* **What to do**
Without the pictures, repeat the listing character for character.

* **Data**
--------------------
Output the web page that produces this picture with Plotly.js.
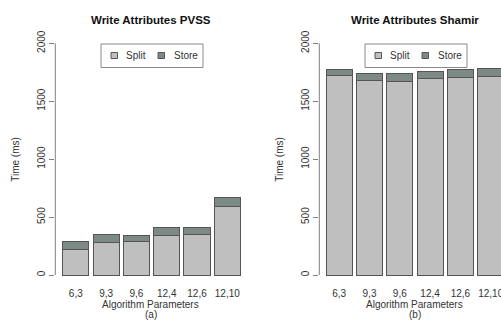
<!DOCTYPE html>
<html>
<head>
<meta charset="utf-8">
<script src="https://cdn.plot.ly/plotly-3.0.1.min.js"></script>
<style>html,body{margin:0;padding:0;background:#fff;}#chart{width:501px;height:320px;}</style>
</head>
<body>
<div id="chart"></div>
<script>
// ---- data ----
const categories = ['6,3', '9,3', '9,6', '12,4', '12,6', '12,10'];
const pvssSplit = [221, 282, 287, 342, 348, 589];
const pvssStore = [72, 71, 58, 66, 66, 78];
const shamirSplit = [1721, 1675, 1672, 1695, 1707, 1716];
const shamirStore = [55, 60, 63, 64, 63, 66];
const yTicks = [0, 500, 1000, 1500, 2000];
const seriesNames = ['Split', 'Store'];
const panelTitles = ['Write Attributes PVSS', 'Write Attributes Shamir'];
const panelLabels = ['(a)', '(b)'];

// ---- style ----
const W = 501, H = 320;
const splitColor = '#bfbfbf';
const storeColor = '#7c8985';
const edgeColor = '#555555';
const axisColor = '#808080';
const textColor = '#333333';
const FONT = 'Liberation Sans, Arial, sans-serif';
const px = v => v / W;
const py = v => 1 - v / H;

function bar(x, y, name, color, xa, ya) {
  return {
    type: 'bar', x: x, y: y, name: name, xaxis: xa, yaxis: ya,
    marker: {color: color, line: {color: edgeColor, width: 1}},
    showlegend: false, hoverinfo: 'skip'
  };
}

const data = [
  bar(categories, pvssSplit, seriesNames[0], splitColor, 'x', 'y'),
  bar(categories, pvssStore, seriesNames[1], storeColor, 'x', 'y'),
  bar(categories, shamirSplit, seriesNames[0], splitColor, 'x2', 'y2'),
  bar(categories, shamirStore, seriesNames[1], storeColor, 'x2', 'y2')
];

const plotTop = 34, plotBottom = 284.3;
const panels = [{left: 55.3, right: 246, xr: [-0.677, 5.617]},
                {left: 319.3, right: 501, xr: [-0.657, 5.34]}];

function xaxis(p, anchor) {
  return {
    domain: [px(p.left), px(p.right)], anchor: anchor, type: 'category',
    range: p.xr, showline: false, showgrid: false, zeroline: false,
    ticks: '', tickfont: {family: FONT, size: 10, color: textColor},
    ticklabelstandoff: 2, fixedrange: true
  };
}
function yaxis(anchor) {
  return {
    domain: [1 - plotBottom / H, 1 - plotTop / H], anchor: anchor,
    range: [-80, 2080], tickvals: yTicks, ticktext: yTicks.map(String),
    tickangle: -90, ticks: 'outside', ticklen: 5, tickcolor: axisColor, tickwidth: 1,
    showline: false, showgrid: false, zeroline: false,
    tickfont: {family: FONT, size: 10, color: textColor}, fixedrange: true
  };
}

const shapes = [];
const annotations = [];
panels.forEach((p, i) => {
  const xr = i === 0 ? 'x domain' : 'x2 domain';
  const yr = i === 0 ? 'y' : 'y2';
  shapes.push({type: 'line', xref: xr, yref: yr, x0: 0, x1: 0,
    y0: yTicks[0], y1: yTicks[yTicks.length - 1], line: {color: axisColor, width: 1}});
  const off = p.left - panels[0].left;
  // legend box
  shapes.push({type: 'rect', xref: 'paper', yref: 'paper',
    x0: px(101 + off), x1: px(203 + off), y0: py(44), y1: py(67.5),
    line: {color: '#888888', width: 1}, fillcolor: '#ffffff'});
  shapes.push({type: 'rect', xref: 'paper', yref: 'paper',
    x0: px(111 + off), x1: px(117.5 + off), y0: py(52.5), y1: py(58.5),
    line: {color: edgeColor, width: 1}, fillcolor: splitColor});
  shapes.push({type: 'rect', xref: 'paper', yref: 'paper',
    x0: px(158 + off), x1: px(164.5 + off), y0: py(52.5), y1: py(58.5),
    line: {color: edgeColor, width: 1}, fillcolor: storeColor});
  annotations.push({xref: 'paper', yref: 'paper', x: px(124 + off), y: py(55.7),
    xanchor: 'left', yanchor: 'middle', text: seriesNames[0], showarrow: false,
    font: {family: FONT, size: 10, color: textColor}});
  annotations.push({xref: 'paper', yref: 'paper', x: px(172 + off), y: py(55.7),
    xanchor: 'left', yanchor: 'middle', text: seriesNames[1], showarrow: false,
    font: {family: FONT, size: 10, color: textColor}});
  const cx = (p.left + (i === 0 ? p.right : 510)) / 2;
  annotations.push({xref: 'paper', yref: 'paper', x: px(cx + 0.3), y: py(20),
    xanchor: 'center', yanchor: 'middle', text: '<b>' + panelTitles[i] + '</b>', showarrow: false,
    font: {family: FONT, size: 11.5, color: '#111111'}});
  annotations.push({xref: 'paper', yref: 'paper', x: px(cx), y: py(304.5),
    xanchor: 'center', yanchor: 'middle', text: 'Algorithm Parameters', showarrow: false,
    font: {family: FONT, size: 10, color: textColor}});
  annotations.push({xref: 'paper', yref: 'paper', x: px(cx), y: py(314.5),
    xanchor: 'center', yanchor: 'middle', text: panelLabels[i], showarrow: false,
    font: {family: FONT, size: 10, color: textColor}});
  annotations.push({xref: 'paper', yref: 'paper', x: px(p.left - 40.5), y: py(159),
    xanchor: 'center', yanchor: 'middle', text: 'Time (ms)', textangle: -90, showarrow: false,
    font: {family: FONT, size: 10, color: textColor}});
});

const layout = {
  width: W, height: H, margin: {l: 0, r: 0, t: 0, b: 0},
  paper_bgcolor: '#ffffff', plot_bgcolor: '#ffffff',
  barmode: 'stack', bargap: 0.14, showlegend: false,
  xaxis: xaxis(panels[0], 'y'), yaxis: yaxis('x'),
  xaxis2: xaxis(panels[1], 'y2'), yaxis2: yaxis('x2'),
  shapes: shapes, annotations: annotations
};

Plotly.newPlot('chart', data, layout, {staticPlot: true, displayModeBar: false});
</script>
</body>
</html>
--------------------
* **The response**
Output the web page that produces this picture with Plotly.js.
<!DOCTYPE html>
<html>
<head>
<meta charset="utf-8">
<script src="https://cdn.plot.ly/plotly-3.0.1.min.js"></script>
<style>html,body{margin:0;padding:0;background:#fff;}#chart{width:501px;height:320px;}</style>
</head>
<body>
<div id="chart"></div>
<script>
// ---- data ----
const categories = ['6,3', '9,3', '9,6', '12,4', '12,6', '12,10'];
const pvssSplit = [221, 282, 287, 342, 348, 589];
const pvssStore = [72, 71, 58, 66, 66, 78];
const shamirSplit = [1721, 1675, 1672, 1695, 1707, 1716];
const shamirStore = [55, 60, 63, 64, 63, 66];
const yTicks = [0, 500, 1000, 1500, 2000];
const seriesNames = ['Split', 'Store'];
const panelTitles = ['Write Attributes PVSS', 'Write Attributes Shamir'];
const panelLabels = ['(a)', '(b)'];

// ---- style ----
const W = 501, H = 320;
const splitColor = '#bfbfbf';
const storeColor = '#7c8985';
const edgeColor = '#555555';
const axisColor = '#808080';
const textColor = '#333333';
const FONT = 'Liberation Sans, Arial, sans-serif';
const px = v => v / W;
const py = v => 1 - v / H;

function bar(x, y, name, color, xa, ya) {
  return {
    type: 'bar', x: x, y: y, name: name, xaxis: xa, yaxis: ya,
    marker: {color: color, line: {color: edgeColor, width: 1}},
    showlegend: false, hoverinfo: 'skip'
  };
}

const data = [
  bar(categories, pvssSplit, seriesNames[0], splitColor, 'x', 'y'),
  bar(categories, pvssStore, seriesNames[1], storeColor, 'x', 'y'),
  bar(categories, shamirSplit, seriesNames[0], splitColor, 'x2', 'y2'),
  bar(categories, shamirStore, seriesNames[1], storeColor, 'x2', 'y2')
];

const plotTop = 34, plotBottom = 284.3;
const panels = [{left: 55.3, right: 246, xr: [-0.677, 5.617]},
                {left: 319.3, right: 501, xr: [-0.657, 5.34]}];

function xaxis(p, anchor) {
  return {
    domain: [px(p.left), px(p.right)], anchor: anchor, type: 'category',
    range: p.xr, showline: false, showgrid: false, zeroline: false,
    ticks: '', tickfont: {family: FONT, size: 10, color: textColor},
    ticklabelstandoff: 2, fixedrange: true
  };
}
function yaxis(anchor) {
  return {
    domain: [1 - plotBottom / H, 1 - plotTop / H], anchor: anchor,
    range: [-80, 2080], tickvals: yTicks, ticktext: yTicks.map(String),
    tickangle: -90, ticks: 'outside', ticklen: 5, tickcolor: axisColor, tickwidth: 1,
    showline: false, showgrid: false, zeroline: false,
    tickfont: {family: FONT, size: 10, color: textColor}, fixedrange: true
  };
}

const shapes = [];
const annotations = [];
panels.forEach((p, i) => {
  const xr = i === 0 ? 'x domain' : 'x2 domain';
  const yr = i === 0 ? 'y' : 'y2';
  shapes.push({type: 'line', xref: xr, yref: yr, x0: 0, x1: 0,
    y0: yTicks[0], y1: yTicks[yTicks.length - 1], line: {color: axisColor, width: 1}});
  const off = p.left - panels[0].left;
  // legend box
  shapes.push({type: 'rect', xref: 'paper', yref: 'paper',
    x0: px(101 + off), x1: px(203 + off), y0: py(44), y1: py(67.5),
    line: {color: '#888888', width: 1}, fillcolor: '#ffffff'});
  shapes.push({type: 'rect', xref: 'paper', yref: 'paper',
    x0: px(111 + off), x1: px(117.5 + off), y0: py(52.5), y1: py(58.5),
    line: {color: edgeColor, width: 1}, fillcolor: splitColor});
  shapes.push({type: 'rect', xref: 'paper', yref: 'paper',
    x0: px(158 + off), x1: px(164.5 + off), y0: py(52.5), y1: py(58.5),
    line: {color: edgeColor, width: 1}, fillcolor: storeColor});
  annotations.push({xref: 'paper', yref: 'paper', x: px(124 + off), y: py(55.7),
    xanchor: 'left', yanchor: 'middle', text: seriesNames[0], showarrow: false,
    font: {family: FONT, size: 10, color: textColor}});
  annotations.push({xref: 'paper', yref: 'paper', x: px(172 + off), y: py(55.7),
    xanchor: 'left', yanchor: 'middle', text: seriesNames[1], showarrow: false,
    font: {family: FONT, size: 10, color: textColor}});
  const cx = (p.left + (i === 0 ? p.right : 510)) / 2;
  annotations.push({xref: 'paper', yref: 'paper', x: px(cx + 0.3), y: py(20),
    xanchor: 'center', yanchor: 'middle', text: '<b>' + panelTitles[i] + '</b>', showarrow: false,
    font: {family: FONT, size: 11.5, color: '#111111'}});
  annotations.push({xref: 'paper', yref: 'paper', x: px(cx), y: py(304.5),
    xanchor: 'center', yanchor: 'middle', text: 'Algorithm Parameters', showarrow: false,
    font: {family: FONT, size: 10, color: textColor}});
  annotations.push({xref: 'paper', yref: 'paper', x: px(cx), y: py(314.5),
    xanchor: 'center', yanchor: 'middle', text: panelLabels[i], showarrow: false,
    font: {family: FONT, size: 10, color: textColor}});
  annotations.push({xref: 'paper', yref: 'paper', x: px(p.left - 40.5), y: py(159),
    xanchor: 'center', yanchor: 'middle', text: 'Time (ms)', textangle: -90, showarrow: false,
    font: {family: FONT, size: 10, color: textColor}});
});

const layout = {
  width: W, height: H, margin: {l: 0, r: 0, t: 0, b: 0},
  paper_bgcolor: '#ffffff', plot_bgcolor: '#ffffff',
  barmode: 'stack', bargap: 0.14, showlegend: false,
  xaxis: xaxis(panels[0], 'y'), yaxis: yaxis('x'),
  xaxis2: xaxis(panels[1], 'y2'), yaxis2: yaxis('x2'),
  shapes: shapes, annotations: annotations
};

Plotly.newPlot('chart', data, layout, {staticPlot: true, displayModeBar: false});
</script>
</body>
</html>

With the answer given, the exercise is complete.